Belfast Telegraph

Saturday 25 October 2014

Badge of honour: rusting Royal Irish Rifles cap pin found next to body dug up on Somme poignant symbol of Ulster's sacrifice

The Royal Irish Rifles cap pin
Lasting tribute: Ulster Tower at Thiepval Wood
Lasting tribute: Ulster Tower at Thiepval Wood

It's an old and battered badge – but serves as a poignant reminder of the sacrifice of thousands in the Battle of the Somme.

This Royal Irish Rifles pin was discovered alongside human remains under mud and soil in the once bloody fields of France where soldiers from Ulster fought and died.

The simple military symbol was found with the remains a week ago, raising the possibility they belong to a Royal Irish Rifles soldier killed during World War One.

The cap pin along with other military equipment were stumbled upon by a roadworks team close to the Ulster Tower at Thiepval Wood.

The tower was built as a lasting tribute to the sacrifice of the men from Ulster who gave their lives during the Great War.

It stands on what was Germany's front line during the Battle of the Somme, which lasted from July to November 1916.

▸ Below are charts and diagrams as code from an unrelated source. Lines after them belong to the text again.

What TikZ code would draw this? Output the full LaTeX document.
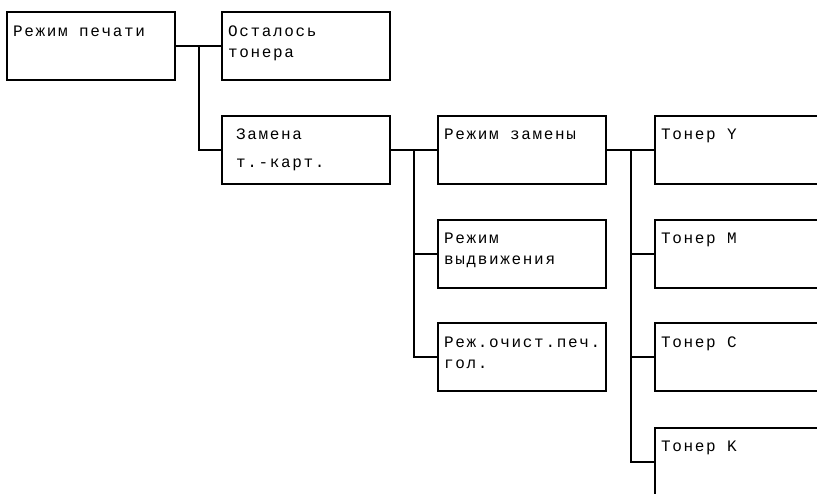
\documentclass[tikz,border=0pt]{standalone}
\usepackage{fontspec}
\newfontfamily\menufont[LetterSpace=10.5]{Liberation Mono}
\usetikzlibrary{calc}

\begin{document}
\begin{tikzpicture}[
  x=1pt, y=-1pt,
  line width=2pt,
  menubox/.style={draw, anchor=north west, minimum width=168pt, minimum height=68pt, inner sep=0pt, outer sep=0pt},
  menutext/.style={anchor=north west, inner sep=0pt, align=left, font={\menufont\fontsize{16}{21}\selectfont}}
]
\useasboundingbox (0,0) rectangle (817,493);
\clip (0,0) rectangle (817,493);

% --- menu boxes ---
\node[menubox] (print) at (7,12) {};
\node[menubox] (remain) at (222,12) {};
\node[menubox] (swap) at (222,116) {};
\node[menubox] (swapmode) at (438,116) {};
\node[menubox] (ejectmode) at (438,220) {};
\node[menubox] (cleanmode) at (438,323) {};
\node[menubox] (tonery) at (655,116) {};
\node[menubox] (tonerm) at (655,220) {};
\node[menubox] (tonerc) at (655,323) {};
\node[menubox] (tonerk) at (655,428) {};

% --- texts ---
\node[menutext] (printtxt) at ([shift={(5pt,-9pt)}]print.north west) {\strut Режим печати};
\node[menutext] (remaintxt) at ([shift={(5pt,-9pt)}]remain.north west) {\strut Осталось\\тонера};
\node[menutext] (swaptxt) at ([shift={(13pt,-8pt)}]swap.north west) {\strut Замена\\[7pt]т.-карт.};
\node[menutext] (swapmodetxt) at ([shift={(5pt,-8pt)}]swapmode.north west) {\strut Режим замены};
\node[menutext] (ejectmodetxt) at ([shift={(5pt,-8pt)}]ejectmode.north west) {\strut Режим\\выдвижения};
\node[menutext] (cleanmodetxt) at ([shift={(5pt,-9pt)}]cleanmode.north west) {\strut Реж.очист.печ.\\гол.};
\node[menutext] (toneryt) at ([shift={(5pt,-8pt)}]tonery.north west) {\strut Тонер Y};
\node[menutext] (tonermt) at ([shift={(5pt,-8pt)}]tonerm.north west) {\strut Тонер M};
\node[menutext] (tonerct) at ([shift={(5pt,-9pt)}]tonerc.north west) {\strut Тонер C};
\node[menutext] (tonerkt) at ([shift={(5pt,-8pt)}]tonerk.north west) {\strut Тонер K};

% --- connectors ---
\draw (print.east) -- (remain.west);
\coordinate (j1) at ($(print.east)!0.5!(remain.west)$);
\draw (j1) |- (swap.west);

\draw (swap.east) -- (swapmode.west);
\coordinate (j2) at ($(swap.east)!0.5!(swapmode.west)$);
\foreach \t in {ejectmode,cleanmode}
  \draw (j2) |- (\t.west);

\draw (swapmode.east) -- (tonery.west);
\coordinate (j3) at ($(swapmode.east)!0.5!(tonery.west)$);
\foreach \t in {tonerm,tonerc,tonerk}
  \draw (j3) |- (\t.west);

\end{tikzpicture}
\end{document}
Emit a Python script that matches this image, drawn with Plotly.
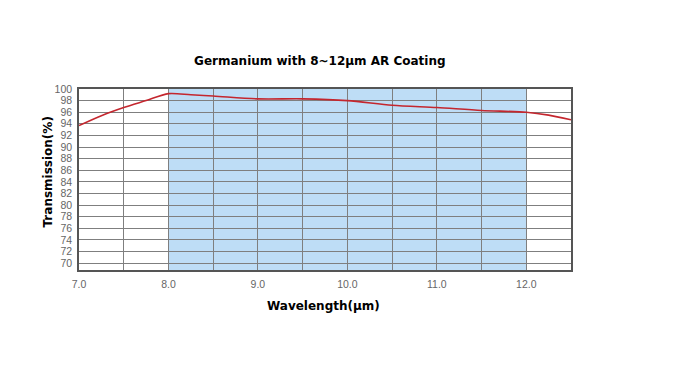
import plotly.graph_objects as go

wavelength = [7.0, 7.25, 7.5, 7.75, 8.0, 8.25, 8.5, 9.0, 9.5, 10.0, 10.5, 11.0, 11.5, 12.0, 12.25, 12.5]
transmission = [93.7, 95.4, 96.8, 98.0, 99.2, 99.0, 98.8, 98.3, 98.3, 98.0, 97.2, 96.8, 96.3, 96.0, 95.5, 94.7]
x_ticks = [7.0, 8.0, 9.0, 10.0, 11.0, 12.0]
x_tick_labels = ["7.0", "8.0", "9.0", "10.0", "11.0", "12.0"]
y_ticks = list(range(70, 101, 2))
band = [8.0, 12.0]

fig = go.Figure()
fig.add_trace(go.Scatter(
    x=wavelength, y=transmission, mode="lines",
    line=dict(color="#C4262E", width=1.6, shape="spline", smoothing=0.8),
    hoverinfo="skip", showlegend=False))

fig.add_shape(type="rect", xref="x", yref="paper", x0=band[0], x1=band[1], y0=0, y1=1,
              fillcolor="#BEDDF6", line=dict(width=0), layer="below")

grid = "#7F7F7F"
tickfont = dict(family="Liberation Sans", size=10.5, color="#666666")
fig.update_layout(
    width=675, height=379,
    margin=dict(l=71, r=112, t=81, b=117, autoexpand=False),
    paper_bgcolor="white", plot_bgcolor="rgba(0,0,0,0)",
    title=dict(text="<b>Germanium with 8~12μm AR Coating</b>",
               font=dict(family="DejaVu Sans", size=12, color="black"),
               x=0.462, xanchor="center", y=0.86, yanchor="middle"),
    xaxis=dict(range=[7.0, 12.5], tickvals=x_ticks, ticktext=x_tick_labels,
               showgrid=True, gridcolor=grid, gridwidth=1,
               minor=dict(dtick=0.5, tick0=7.0, showgrid=True, gridcolor=grid, gridwidth=1),
               showline=True, linecolor="#555555", linewidth=1.5, mirror=True,
               ticks="", ticklabelstandoff=4, tickfont=tickfont,
               automargin=False, zeroline=False, layer="above traces"),
    yaxis=dict(range=[68.8, 100], tickvals=y_ticks,
               showgrid=True, gridcolor=grid, gridwidth=1,
               showline=True, linecolor="#555555", linewidth=1.5, mirror=True,
               ticks="", ticklabelstandoff=3, tickfont=tickfont,
               automargin=False, zeroline=False, layer="above traces"),
    annotations=[
        dict(text="<b>Wavelength(μm)</b>", xref="paper", yref="paper", x=0.497, y=0,
             yshift=-36, xanchor="center", yanchor="middle", showarrow=False,
             font=dict(family="DejaVu Sans", size=12, color="black")),
        dict(text="<b>Transmission(%)</b>", xref="paper", yref="paper", x=0, y=0.5,
             xshift=-32, yshift=7, xanchor="center", yanchor="middle", textangle=-90,
             showarrow=False, font=dict(family="DejaVu Sans", size=12, color="black")),
    ],
)

fig.write_html("out.html")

On July 1,1916, 36th Ulster Division made up of several regiments, made its historic charge opposite Thiepval Wood.

The division was tasked with taking a German fortification called the Schwaben Redoubt.

They joined Australian, English, Scots, South African, Welsh, and other Imperial forces in the attack and also fought alongside French and French-African troops.

The 36th was devastated in the assault, suffering more than 5,000 casualties – 2,069 of whom were killed in 48 hours.

The remains found last Thursday led experts to believe the serviceman had been blasted by a mortar shell.

During the excavations, the bucket of a digger struck what is believed to have been a German gas shell.

The area had to be evacuated after the digger ruptured the shell and caused a gas cloud explosion.

The area was preserved and the remains covered while Bob Thompson from the Commonwealth War Graves Commission (CWGC) in Thiepval was called.

"All necessary steps were put in place to recover the remains, which were treated with the utmost respect ," a spokesman said.

The Somme Association is assisting the CWGC in identifying the remains.

The Somme left Ulster, Ireland and leaders in Britain with an enduring legacy, with the battle becoming for unionists a symbol of commitment to Britain.

Work is ongoing in the Thiepval area of the Somme in preparation for events surrounding the centenary of the Great War.

BACKGROUND

The Ulster Tower is a memorial to the men of the 36th (Ulster) Division who fought in World War One.

The memorial was officially opened on November 19, 1921 and is a very close copy of Helen's Tower, which stands in the grounds of the Clandeboye Estate near Bangor. Many of the men of the Ulster Division trained in the estate before moving to England and then France early in 1916.

The tower is staffed by members of the Somme Association, which is based in Belfast.